The modern cloud provider for all your apps and websites.

This case study showcases my approach after beginning my work with Render as a contractor, where my goals were to audit the existing web application, enhance its visual language, and create a documented design system. The overall objective was to improve the user experience and design consistency of the application, and allow for quicker work flows within design and engineering teams moving forward.

Role

Design Lead
(Contractor)

Services

Visual Language
Design System
UI & UX Design

Collaborators

CEO, VP of Engineering,

Engineering, Marketing

Date

October 2021

01. Visual Language

The CEO of Render made it clear during our intial conversations that he thought there was a lot of room for improvement within Render's dashboard. He wasn't satisfied with Render's visual language, which felt a bit bland, overly-coorperate, and didn't express the clean, polished, and friendly identity he wished for. The platform was built using a bootstrapped design system, so there was little intentionality behind the visual language, and there were many inconsistencies as new components were added and Render began to scale.

Original

Explorations

I explored a variety of visual language directions, touching upon aspects like typography, layout, UI element styling, iconography, and color. Iterating on these directions based on discussion with leadership enabled us to align on an improved concept for Render's user interface without sacrificing usability, and improving it when opportunities arose.

02. Interface Audit

Now that we had a set direction, I could work on applying this new visual language to the dashboard's existing components. During this time, I took the opportunity to audit the product and take note of any inconsistencies among the implemented components in use across the platform. None of the Render dashboard or the elements that comprised it were documented in Figma, so I built the screens and components from scratch.

There were many points during product auditing where I came across aspects of the interface or information architecture that were in need of improvement. I designed solutions in line with our new visual language when time permitted, and took note of future work to be done if not.

Before

Prototype

After


In this example, I was able to clean up a very cluttered service header by having discussions with engineers at Render about how each piece of information in the header fit into developer workflows. What was most important to see at all times? What could be displayed a different way depending on frequency of use?

I ended up creating a "Connection Widget" that housed the various addresses associated with a service, since these will only be used occasionally when configuring applications. This widget lived within the service header, with the addresses now out of direct sight, but just a click away.

03. Design System

By going through and building Render's components ands screens in Figma, applying the new visual language and making improvements along the way, I was able to build out the start of Render's first documented design system.

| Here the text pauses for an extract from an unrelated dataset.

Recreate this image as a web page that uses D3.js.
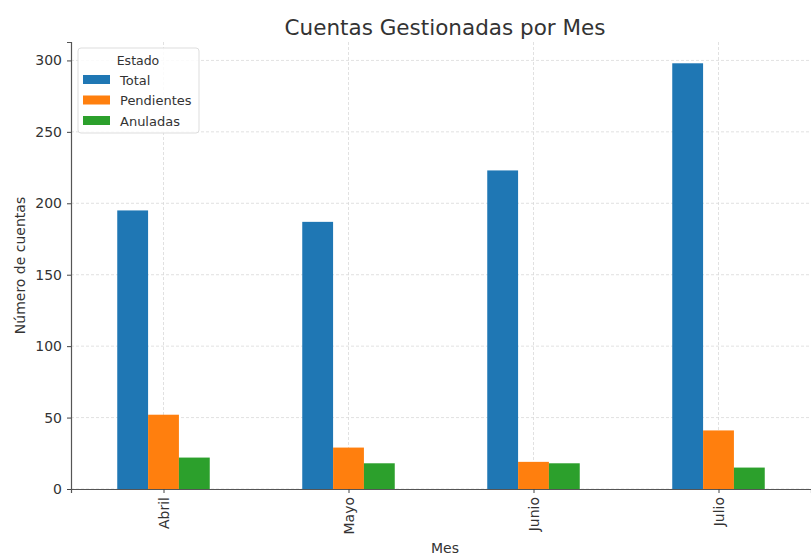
<!DOCTYPE html>
<html>
<head>
<meta charset="utf-8">
<script src="https://cdn.jsdelivr.net/npm/d3@7"></script>
<style>
  body { margin: 0; background: #fff; }
  svg { font-family: "DejaVu Sans", sans-serif; }
</style>
</head>
<body>
<div class="chart"></div>
<script>
// data
var months = ["Abril", "Mayo", "Junio", "Julio"];
var series = ["Total", "Pendientes", "Anuladas"];
var total = [195, 187, 223, 298];
var pendientes = [52, 29, 19, 41];
var anuladas = [22, 18, 18, 15];
var yTicks = [0, 50, 100, 150, 200, 250, 300];

var colors = d3.scaleOrdinal()
    .domain(series)
    .range(["#1f77b4", "#ff7f0e", "#2ca02c"]);

var rows = months.map(function(m, i) {
    return {month: m, Total: total[i], Pendientes: pendientes[i], Anuladas: anuladas[i]};
});

var width = 811, height = 556;
var margin = {top: 42, left: 71, bottom: 67};
var plotRight = 811;

var svg = d3.select(".chart")
    .append("svg")
    .attr("width", width)
    .attr("height", height);

// pandas style: categories at 0..n-1, limits -0.5..n-0.5
var x = d3.scaleLinear()
    .domain([-0.5, months.length - 0.5])
    .range([margin.left, plotRight]);

var y = d3.scaleLinear()
    .domain([0, d3.max(total) * 1.05])
    .range([height - margin.bottom, margin.top]);

var barW = 0.5 / series.length;

// grid
svg.append("g")
    .selectAll("line")
    .data(yTicks)
    .enter()
    .append("line")
    .attr("x1", margin.left)
    .attr("x2", plotRight)
    .attr("y1", function(d) { return y(d); })
    .attr("y2", function(d) { return y(d); })
    .attr("stroke", "#d9d9d9")
    .attr("stroke-width", 0.8)
    .attr("stroke-dasharray", "3,2");

svg.append("g")
    .selectAll("line")
    .data(months)
    .enter()
    .append("line")
    .attr("x1", function(d, i) { return x(i); })
    .attr("x2", function(d, i) { return x(i); })
    .attr("y1", margin.top)
    .attr("y2", height - margin.bottom)
    .attr("stroke", "#d9d9d9")
    .attr("stroke-width", 0.8)
    .attr("stroke-dasharray", "3,2");

// bars
series.forEach(function(s, j) {
    svg.append("g")
        .selectAll("rect")
        .data(rows)
        .enter()
        .append("rect")
        .attr("x", function(d, i) { return x(i - 0.25 + j * barW); })
        .attr("width", x(barW) - x(0))
        .attr("y", function(d) { return y(d[s]); })
        .attr("height", function(d) { return y(0) - y(d[s]); })
        .attr("fill", colors(s));
});

// axes
var yAxis = svg.append("g")
    .attr("transform", "translate(" + margin.left + ",0)")
    .call(d3.axisLeft(y).tickValues(yTicks).tickSize(4).tickPadding(5));

var xAxis = svg.append("g")
    .attr("transform", "translate(0," + (height - margin.bottom) + ")")
    .call(d3.axisBottom(x).tickValues(d3.range(months.length))
        .tickFormat(function(d) { return months[d]; })
        .tickSize(4).tickPadding(5));

[xAxis, yAxis].forEach(function(a) {
    a.select(".domain").attr("stroke", "#555").attr("stroke-width", 1.2);
    a.selectAll(".tick line").attr("stroke", "#444");
    a.selectAll(".tick text").attr("fill", "#333").attr("font-size", 14)
        .attr("font-family", "DejaVu Sans");
});

xAxis.selectAll(".tick text")
    .attr("transform", "rotate(-90)")
    .attr("text-anchor", "end")
    .attr("x", -8)
    .attr("y", 0)
    .attr("dy", "0.35em");

// titles
svg.append("text")
    .attr("x", 445)
    .attr("y", 35)
    .attr("text-anchor", "middle")
    .attr("font-size", 21.5)
    .attr("fill", "#333")
    .text("Cuentas Gestionadas por Mes");

svg.append("text")
    .attr("x", 445)
    .attr("y", 553)
    .attr("text-anchor", "middle")
    .attr("font-size", 14)
    .attr("fill", "#333")
    .text("Mes");

svg.append("text")
    .attr("transform", "translate(25," + ((margin.top + height - margin.bottom) / 2) + ") rotate(-90)")
    .attr("text-anchor", "middle")
    .attr("font-size", 14)
    .attr("fill", "#333")
    .text("Número de cuentas");

// legend
var lg = svg.append("g").attr("transform", "translate(78,48)");
lg.append("rect")
    .attr("width", 121)
    .attr("height", 85)
    .attr("rx", 3)
    .attr("fill", "#fff")
    .attr("fill-opacity", 0.85)
    .attr("stroke", "#ddd");
lg.append("text")
    .attr("x", 60)
    .attr("y", 17)
    .attr("text-anchor", "middle")
    .attr("font-size", 12.5)
    .attr("fill", "#333")
    .text("Estado");
for (let i = 0; i < series.length; i++) {
    lg.append("rect")
        .attr("x", 5)
        .attr("y", 27 + 20.5 * i)
        .attr("width", 27)
        .attr("height", 9)
        .attr("fill", colors(series[i]));
    lg.append("text")
        .attr("x", 42)
        .attr("y", 36.5 + 20.5 * i)
        .attr("font-size", 13)
        .attr("fill", "#333")
        .text(series[i]);
}
</script>
</body>
</html>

This made it much easier to build new screens and create new components when needed, and when Render brought on a new designer we were able to both work from this unified system, making improvements and scaling it over time.

After some persuading I was able to get front-end engineering onboard with integrating Storybook into our workflow, which allowed us to be more efficient in design Q&A during testing and implementation of new features. As workloads increased and the design team had less time to maintain the design system in Figma, continuing to use Storybook as the main source of truth for design components kept our interface consistent and scalable.